Inflasi berpotensi meningkat bulan depan jika pemerintah menaikkan harga BBM sehingga dikhawatirkan bisa menggerus daya beli masyarakat.

JAKARTA - Pemerintah diminta jangan terburu-buru menaikkan harga bahan bakar minyak (BBM), menyusul melemahnya nilai tukar rupiah terhadap dollar AS. Sebab, jika hal itu dilakukan, dikhawatirkan makin menambah beban masyarakat.

Harga BBM nonsubsidi diperkirakan naik pada Juli mendatang. Penyesuaian itu mempertimbangkan tiga aspek utama, meliputi tren kenaikan harga minyak mentah dunia, penurunan produksi minyak, hingga depresiasi nilai tukar rupiah terhadap dollar AS.

Menanggapi spekulasi tersebut, anggota Komisi VII DPR RI, Mulyanto, meminta pemerintah menahan diri untuk tak menaikkan harga jual BBM bersubsidi atau pertalite. "Pemerintah jangan cari kesempatan dari pelemahan nilai tukar rupiah ini untuk menaikkan harga BBM bersubsidi. Karena indikator objektif lain dalam pembentukan harga jual BBM bersubsidi masih positif," ujar Mulyanto dikutip dari laman resmi DPR RI, Kamis (27/6).

Sebaliknya, pemerintah sebaiknya fokus mencari solusi pelemahan nilai tukar rupiah tanpa mengorbankan kepentingan masyarakat kecil. Dia menilai masih banyak upaya dilakukan pemerintah untuk menjaga stabilitas APBN tanpa menaikkan harga jual BBM bersubsidi. "Jangan mentang-mentang nilai tukar rupiah anjlok maka langsung terpikir untuk menaikkan harga BBM bersubsidi," ujarnya.

Dia menjelaskan saat ini tren harga minyak mentah dunia cukup stabil di kisaran harga 81 dollar AS per barel. Padahal, pada awal Oktober 2023, harganya mencapai 90 dollar AS per barel. Sementara itu, asumsi makro ICP (Indonesian Crude Oil Price) pada 2024 sebesar 82 dollar AS per barel. Dengan demikian, harga minyak dunia masih di bawah asumsi makro ICP.
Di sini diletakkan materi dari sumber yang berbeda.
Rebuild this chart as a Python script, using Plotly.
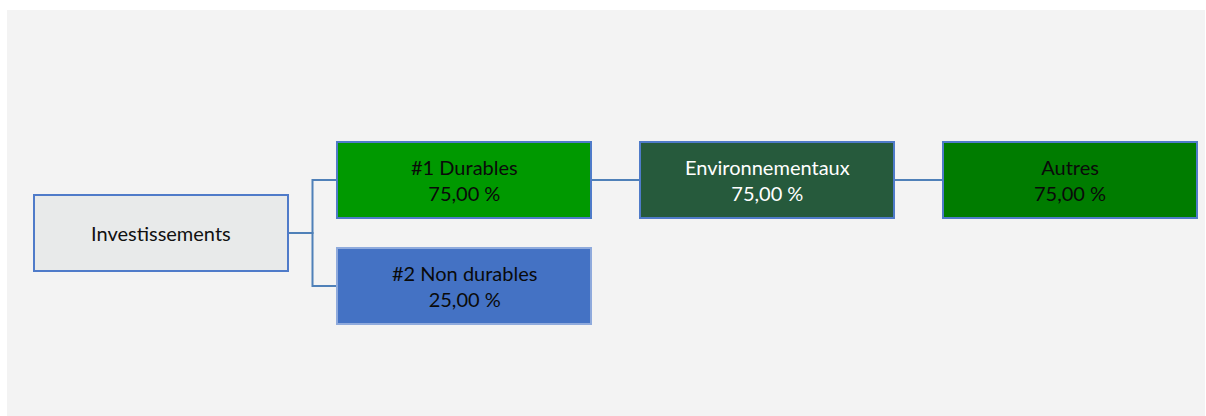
import plotly.graph_objects as go

# ---- data ----
names = ["Investissements", "#1 Durables", "#2 Non durables", "Environnementaux", "Autres"]
parents = ["", "Investissements", "Investissements", "#1 Durables", "Environnementaux"]
values = [None, 75.00, 25.00, 75.00, 75.00]

# ---- styles ----
fills = ["#e8eaea", "#009900", "#4472c4", "#265a3c", "#007c00"]
text_colors = ["#111111", "#0a0a0a", "#0a0a0a", "#ffffff", "#0a0a0a"]
border_colors = ["#4f7bc9", "#4f7bc9", "#8faadc", "#4f7bc9", "#4f7bc9"]
line_color = "#4f80b8"
W, H = 1206, 416

# ---- layout geometry (pixels) ----
x_start, x_step, box_w = 34, 303, 254
row_center = {0: 180, 1: 286}
box_h = 76


def depth(n):
    d = 0
    while parents[names.index(n)]:
        n = parents[names.index(n)]
        d += 1
    return d


children = {n: [c for c, p in zip(names, parents) if p == n] for n in names}

rows = {}
counter = [0]


def assign(n):
    ch = children[n]
    if not ch:
        rows[n] = counter[0]
        counter[0] += 1
        return rows[n]
    rs = [assign(c) for c in ch]
    rows[n] = rs[0] if len(ch) == 1 else sum(rs) / len(rs)
    return rows[n]


assign(names[0])


def center_y(n):
    r = rows[n]
    return row_center[0] + (row_center[1] - row_center[0]) * r


geo = {}
for n in names:
    d = depth(n)
    x0 = x_start + d * x_step
    cy = center_y(n)
    geo[n] = (x0, x0 + box_w, cy - box_h / 2, cy + box_h / 2, cy)

fig = go.Figure()

shapes = []
shapes.append(dict(type="rect", xref="x", yref="y", x0=7, x1=1205, y0=10, y1=H,
                   fillcolor="#f3f3f3", line=dict(width=0), layer="below"))

for n, p in zip(names, parents):
    if not p:
        continue
    px0, px1, _, _, pcy = geo[p]
    cx0, _, _, _, ccy = geo[n]
    xm = (px1 + cx0) / 2
    fig.add_trace(go.Scatter(x=[px1, xm, xm, cx0], y=[pcy, pcy, ccy, ccy], mode="lines",
                             line=dict(color=line_color, width=2), hoverinfo="skip",
                             showlegend=False))

annotations = []
for i, n in enumerate(names):
    x0, x1, y0, y1, cy = geo[n]
    shapes.append(dict(type="rect", xref="x", yref="y", x0=x0, x1=x1, y0=y0, y1=y1,
                       fillcolor=fills[i], line=dict(color=border_colors[i], width=2),
                       layer="above"))
    label = n if values[i] is None else f"{n}<br>{values[i]:.2f}".replace(".", ",") + " %"
    annotations.append(dict(x=(x0 + x1) / 2, y=cy, xref="x", yref="y", text=label,
                            showarrow=False, font=dict(family="Lato", size=20, color=text_colors[i]),
                            align="center"))

fig.update_layout(
    width=W, height=H, margin=dict(l=0, r=0, t=0, b=0),
    paper_bgcolor="#ffffff", plot_bgcolor="#ffffff",
    xaxis=dict(range=[0, W], visible=False, fixedrange=True),
    yaxis=dict(range=[H, 0], visible=False, fixedrange=True),
    shapes=shapes, annotations=annotations,
)
fig.write_html("out.html", config={"displayModeBar": False},
               post_script="document.body.style.margin='0';document.body.style.overflow='hidden';")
Secara terpisah, Direktur Eksekutif Indef Esther, Sri Astuti, mengatakan pelemahan nilai tukar rupiah bisa mempengaruhi inflasi apabila tidak segera diatasi oleh regulator sehingga berpotensi memperburuk kinerja perekonomian. "Inflasi harus dijaga dengan mengendalikan harga-harga energi karena memberi andil terhadap kenaikan harga-harga barang lainnya," ucap Esther.

Mitigasi Cermat

Anggota Komisi XI DPR RI, Charles Meikyansah, meminta pemerintah melakukan mitigasi dengan cermat terkait isu melemahnya nilai tukar rupiah yang signifikan. Dia mengingatkan Bank Indonesia (BI) sebagai bank sentral agar tidak tinggal diam.

"Langkah yang harus segera dibuat di awal adalah melakukan mitigasi dengan cermat. Setiap kebijakan harus didasarkan pada bukti-bukti (evidence based policy)," tutur Charles.

Pemerintah, menurutnya, harus lebih berhati-hati sebab jika salah langkah bisa berdampak pada ekonomi nasional. Dia menyebutkan pemerintah harus melihat dari dua sisi, baik fiskal maupun moneter, sebagai langkah antisipasi sekaligus perbaikan.

Tidak hanya dengan langkah tersebut, Charles menekankan kepada pihak BI untuk tidak membiarkan nilai rupiah dalam kondisi yang terus melemah atau bergerak liar (volatile). "Secara teknis, bisa dilakukan kebijakan intervensi misalnya di pasar non-deliverable forward (NDF), pasar spot, dan pasar surat berharga negara (SBN)," ujarnya.